» What is asked:
Copy all lines of the listing that include the string "this".

» Information shown:
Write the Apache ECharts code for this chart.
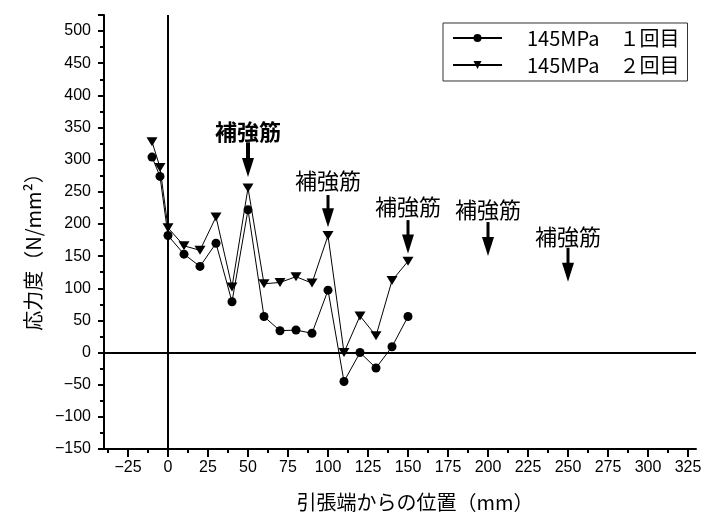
<!DOCTYPE html>
<html>
<head>
<meta charset="utf-8">
<script src="https://cdn.jsdelivr.net/npm/echarts@6/dist/echarts.min.js"></script>
<style>
  html, body { margin: 0; padding: 0; background: #fff; }
  #chart { width: 705px; height: 518px; }
</style>
</head>
<body>
<div id="chart"></div>
<script>
// 測定位置 (mm)
const xPos = [-10, -5, 0, 10, 20, 30, 40, 50, 60, 70, 80, 90, 100, 110, 120, 130, 140, 150];
// 応力度 1回目 / 2回目
const run1 = [304, 274, 182, 153, 134, 170, 79, 222, 56, 34, 35, 30, 97, -45, 0, -24, 9, 56];
const run2 = [328, 288, 194, 166, 159, 211, 102, 256, 107, 109, 118, 108, 182, 0, 57, 26, 112, 142];
const seriesNames = ['145MPa　１回目', '145MPa　２回目'];

// 補強筋の注記 (x位置, 文字の高さ, 矢印の始点, 矢印の先端)
const rebarX = [50, 100, 150, 200, 250];
const rebarTextY = [343, 268, 227, 222, 180];
const arrowTop = [327, 245, 206, 203, 163];
const arrowTip = [273, 195, 154, 150, 110];

const xLabels = [-25, 0, 25, 50, 75, 100, 125, 150, 175, 200, 225, 250, 275, 300, 325];
const xMinor = [-37.5, -12.5, 12.5, 37.5, 62.5, 87.5, 112.5, 137.5, 162.5, 187.5, 212.5, 237.5, 262.5, 287.5, 312.5];

const jp = '"Noto Sans CJK JP", sans-serif';
const num = '"Liberation Sans", Arial, sans-serif';

let chart = echarts.init(document.getElementById('chart'), null, { renderer: 'canvas' });

let pairs = (ys) => xPos.map((x, i) => [x, ys[i]]);
let rebarData = rebarX.map((x, i) => [x, rebarTextY[i], arrowTop[i], arrowTip[i]]);
let minus = (v) => String(v).replace('-', '\u2212');

let option = {
    animation: false,
    backgroundColor: '#fff',
    grid: { left: 104, right: 9, top: 15, bottom: 69 },
    legend: {
        data: seriesNames,
        orient: 'vertical',
        left: 443,
        top: 23,
        padding: [5, 8, 6, 9],
        itemGap: 7,
        itemWidth: 49,
        itemHeight: 10,
        borderColor: '#333',
        borderWidth: 1,
        textStyle: { fontFamily: jp, fontSize: 20, color: '#000', padding: [0, 0, 0, 20] }
    },
    xAxis: [
        {
            type: 'value',
            min: -40,
            max: 330,
            name: '引張端からの位置（mm）',
            nameLocation: 'middle',
            nameGap: 43,
            nameTextStyle: { fontFamily: jp, fontSize: 20, color: '#000', padding: [0, 0, 0, 30] },
            splitLine: { show: false },
            axisLine: { onZero: false, lineStyle: { color: '#000', width: 2 } },
            axisTick: { customValues: xLabels, length: 8, lineStyle: { color: '#000', width: 2 } },
            axisLabel: { customValues: xLabels, formatter: minus, margin: 11, fontFamily: num, fontSize: 16, color: '#000' }
        },
        {
            type: 'value',
            min: -40,
            max: 330,
            position: 'bottom',
            splitLine: { show: false },
            axisLine: { show: false, onZero: false },
            axisTick: { customValues: xMinor, length: 4, lineStyle: { color: '#000', width: 2 } },
            axisLabel: { show: false }
        }
    ],
    yAxis: {
        type: 'value',
        min: -150,
        max: 525,
        interval: 50,
        name: '応力度（N/mm²）',
        nameLocation: 'middle',
        nameGap: 61,
        nameTextStyle: { fontFamily: jp, fontSize: 20, color: '#000', padding: [0, 30, 0, 0] },
        splitLine: { show: false },
        axisLine: { onZero: false, lineStyle: { color: '#000', width: 2 } },
        axisTick: { length: 6, lineStyle: { color: '#000', width: 2 } },
        minorTick: { show: true, splitNumber: 2, length: 4, lineStyle: { color: '#000', width: 2 } },
        axisLabel: { showMaxLabel: false, formatter: minus, margin: 13, fontFamily: num, fontSize: 16, color: '#000' }
    },
    series: [
        {
            name: seriesNames[0],
            type: 'line',
            data: pairs(run1),
            symbol: 'circle',
            symbolSize: 9,
            itemStyle: { color: '#000' },
            lineStyle: { color: '#000', width: 1 },
            z: 3,
            markLine: {
                silent: true,
                symbol: 'none',
                label: { show: false },
                lineStyle: { color: '#000', width: 2, type: 'solid' },
                data: [{ xAxis: 0 }, { yAxis: 0 }]
            }
        },
        {
            name: seriesNames[1],
            type: 'line',
            data: pairs(run2),
            symbol: 'triangle',
            symbolRotate: 180,
            symbolSize: [11, 9],
            itemStyle: { color: '#000' },
            lineStyle: { color: '#000', width: 1 },
            z: 3
        },
        {
            type: 'custom',
            data: rebarData,
            clip: false,
            silent: true,
            renderItem: function (params, api) {
                let t = api.coord([api.value(0), api.value(1)]);
                let a = api.coord([api.value(0), api.value(2)]);
                let b = api.coord([api.value(0), api.value(3)]);
                // 最初の注記だけ太字
                let first = params.dataIndex === 0;
                return {
                    type: 'group',
                    children: [
                        {
                            type: 'text',
                            style: {
                                x: t[0], y: t[1], text: '補強筋',
                                font: (first ? 'bold ' : '') + '22px ' + jp, fill: '#000',
                                align: 'center', verticalAlign: 'middle'
                            }
                        },
                        {
                            type: 'line',
                            shape: { x1: a[0], y1: a[1], x2: b[0], y2: b[1] - 10 },
                            style: { stroke: '#000', lineWidth: first ? 4 : 3 }
                        },
                        {
                            type: 'polygon',
                            shape: { points: [[b[0] - 6, b[1] - 19], [b[0] + 6, b[1] - 19], [b[0], b[1]]] },
                            style: { fill: '#000' }
                        }
                    ]
                };
            }
        }
    ]
};

if (option && typeof option === 'object') {
    chart.setOption(option);
}
window.addEventListener('resize', chart.resize);
</script>
</body>
</html>
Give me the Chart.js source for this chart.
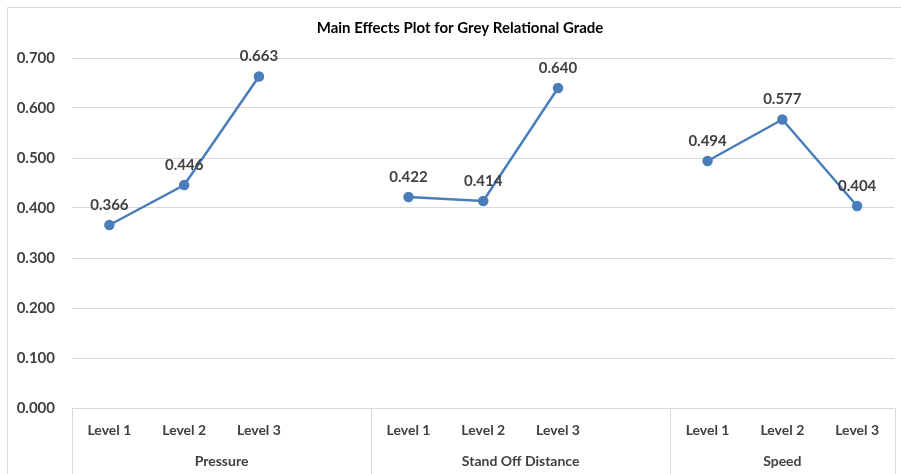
<!DOCTYPE html>
<html>
<head>
<meta charset="utf-8">
<script src="https://cdn.jsdelivr.net/npm/chart.js@4/dist/chart.umd.min.js"></script>
<style>
  html, body { margin: 0; padding: 0; background: #ffffff; }
  #wrap { width: 901px; height: 474px; position: relative; }
</style>
</head>
<body>
<div id="wrap"><canvas id="c" width="901" height="474"></canvas></div>
<script>
// ---- data ----
const levelLabels = ["Level 1", "Level 2", "Level 3", "", "Level 1", "Level 2", "Level 3", "", "Level 1", "Level 2", "Level 3"];
const groupNames = ["Pressure", "Stand Off Distance", "Speed"];
const groupStart = [0, 4, 8];   // first category index of each group
const groupEnd = [3, 7, 10];    // last category index of each group (incl. blank spacer)
const pressure = [0.366, 0.446, 0.663];
const standOff = [0.422, 0.414, 0.640];
const speed = [0.494, 0.577, 0.404];
const yTicks = [0, 0.1, 0.2, 0.3, 0.4, 0.5, 0.6, 0.7];
const chartTitle = "Main Effects Plot for Grey Relational Grade";

const seriesValues = [...pressure, null, ...standOff, null, ...speed];

const FONT = "Lato, 'Open Sans', sans-serif";
const TEXT = "#404040";
const GRID = "#d9d9d9";
const BLUE = "#4a7ebb";

const framePlugin = {
  id: "frame",
  beforeDraw(chart) {
    const ctx = chart.ctx;
    ctx.save();
    ctx.fillStyle = "#ffffff";
    ctx.fillRect(0, 0, chart.width, chart.height);
    ctx.strokeStyle = GRID;
    ctx.lineWidth = 1;
    ctx.beginPath();
    ctx.moveTo(7.5, chart.height);
    ctx.lineTo(7.5, 7.5);
    ctx.lineTo(chart.width, 7.5);
    ctx.stroke();
    ctx.font = "bold 15px " + FONT;
    ctx.fillStyle = "#000000";
    ctx.textAlign = "center";
    ctx.textBaseline = "middle";
    ctx.fillText(chartTitle, 460, 28);
    ctx.restore();
  }
};

const labelsPlugin = {
  id: "pointLabels",
  afterDatasetsDraw(chart) {
    const ctx = chart.ctx;
    const meta = chart.getDatasetMeta(0);
    ctx.save();
    ctx.font = "bold 15px " + FONT;
    ctx.fillStyle = TEXT;
    ctx.textAlign = "center";
    ctx.textBaseline = "middle";
    meta.data.forEach((pt, i) => {
      const v = seriesValues[i];
      if (v === null || v === undefined) return;
      ctx.fillText(v.toFixed(3), pt.x, pt.y - 20);
    });
    ctx.restore();
  }
};

const groupPlugin = {
  id: "groups",
  afterDraw(chart) {
    const ctx = chart.ctx;
    const xs = chart.scales.x;
    const bottom = chart.chartArea.bottom;
    const half = (xs.getPixelForValue(1) - xs.getPixelForValue(0)) / 2;
    ctx.save();
    ctx.strokeStyle = GRID;
    ctx.lineWidth = 1;
    const edges = [xs.getPixelForValue(0) - half];
    groupEnd.forEach(e => edges.push(xs.getPixelForValue(e) + half));
    ctx.beginPath();
    edges.forEach(x => {
      const px = Math.round(x) + 0.5;
      ctx.moveTo(px, bottom);
      ctx.lineTo(px, chart.height);
    });
    ctx.stroke();
    ctx.font = "bold 14px " + FONT;
    ctx.fillStyle = TEXT;
    ctx.textAlign = "center";
    ctx.textBaseline = "middle";
    groupNames.forEach((name, g) => {
      const l = xs.getPixelForValue(groupStart[g]) - half;
      const r = xs.getPixelForValue(groupEnd[g]) + half;
      ctx.fillText(name, (l + r) / 2, 461);
    });
    ctx.restore();
  }
};

new Chart(document.getElementById("c"), {
  type: "line",
  data: {
    labels: levelLabels,
    datasets: [{
      data: seriesValues,
      borderColor: BLUE,
      backgroundColor: BLUE,
      borderWidth: 2.5,
      pointRadius: 4,
      pointHoverRadius: 4,
      pointBackgroundColor: BLUE,
      pointBorderColor: BLUE,
      spanGaps: false,
      tension: 0
    }]
  },
  options: {
    responsive: false,
    animation: false,
    events: [],
    layout: { padding: { left: 0, right: 4, top: 58, bottom: 0 } },
    plugins: {
      legend: { display: false },
      tooltip: { enabled: false },
      title: { display: false }
    },
    scales: {
      y: {
        min: 0,
        max: 0.7,
        afterFit(scale) { scale.width = 72; },
        afterBuildTicks(scale) { scale.ticks = yTicks.map(v => ({ value: v })); },
        ticks: {
          padding: 17,
          color: TEXT,
          font: { family: FONT, size: 15, weight: "bold" },
          callback: v => Number(v).toFixed(3)
        },
        grid: { color: GRID, lineWidth: 1, drawTicks: false },
        border: { display: false }
      },
      x: {
        offset: true,
        afterFit(scale) { scale.height = 66; },
        ticks: {
          padding: 14,
          color: TEXT,
          autoSkip: false,
          maxRotation: 0,
          font: { family: FONT, size: 14, weight: "bold" }
        },
        grid: { display: false, drawTicks: false },
        border: { display: false }
      }
    }
  },
  plugins: [framePlugin, labelsPlugin, groupPlugin]
});
</script>
</body>
</html>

» The completed task:
Write the Apache ECharts code for this chart.
Give me the Chart.js source for this chart.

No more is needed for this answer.